Kenny Chesney singles chronology
| "Back in My Arms Again" (1996) | "Me and You" (1996) | "When I Close My Eyes" (1996) |

= Me and You (Kenny Chesney song) =

"Me and You" is a song written by Skip Ewing and Ray Herndon, the latter of whom was a former guitarist of the band McBride & the Ride. It was recorded by American country music singer, Kenny Chesney, who included it on two albums: All I Need to Know (1995) and Me and You (1996). It was released in July 1996 as the second single and title track from the latter album, peaking at number 2 on the US country singles charts in 1996.

==Content==
"Me and You" is a mid-tempo ballad in which the male narrator tells how he and his life partner complement each other. The song's main accompaniment comes from piano and a string section, with some pedal steel guitar flourishes.

==Music video==
The music video was directed by Chuck Kuhn, and premiered on CMT on July 26, 1996, during "The CMT Delivery Room". It was the first video of his career where Chesney had a haircut. It shows Chesney singing the song on a front porch, as well as interacting with various people. The video was shot in the town of Colton, Washington.

==History==
Chesney first recorded the song for his 1995 album All I Need to Know and in 1996 included it on his third studio album, Me and You. The song was released as a single in 1996 from the latter album.

==Chart positions==
"Me and You" debuted at number 68 on the Billboard Hot Country Singles & Tracks (now Hot Country Songs) charts dated for the week of July 20, 1996. The song spent twenty weeks on that chart, peaking at number 2 on the chart week of November 2, behind Clint Black's "Like the Rain". It also spent six weeks on the Bubbling Under Hot 100, peaking at number 12 on that chart (equivalent to number 112 on the Billboard Hot 100).

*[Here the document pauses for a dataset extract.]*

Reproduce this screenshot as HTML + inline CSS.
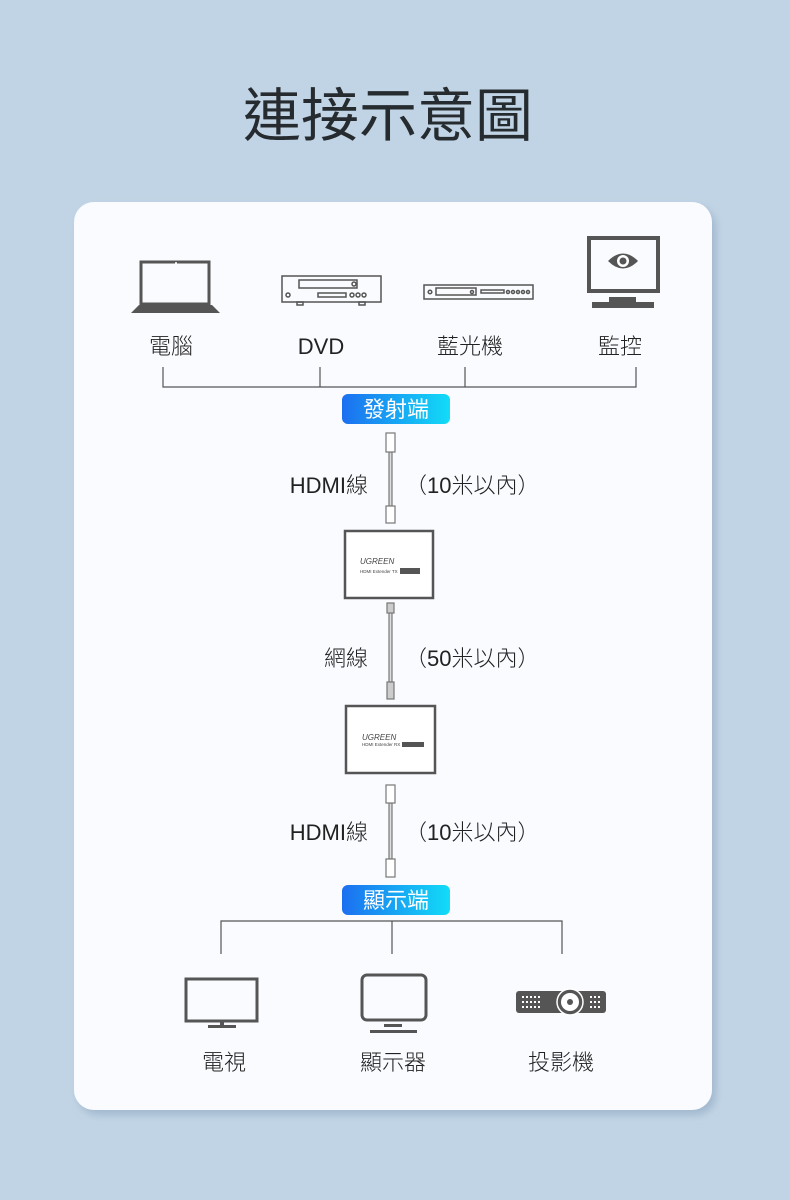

| Chart (1996) | Peak position |
|---|---|
| Canada Country Tracks (RPM) | 6 |
| US Bubbling Under Hot 100 (Billboard) | 12 |
| US Hot Country Songs (Billboard) | 2 |

===Year-end charts===

| Chart (1996) | Position |
|---|---|
| Canada Country Tracks (RPM) | 75 |
| US Country Songs (Billboard) | 37 |

==Certifications==

Certifications for Me and You
| Region | Certification | Certified units/sales |
| United States (RIAA) | Platinum | 1,000,000^{‡} |
^{‡} Sales+streaming figures based on certification alone.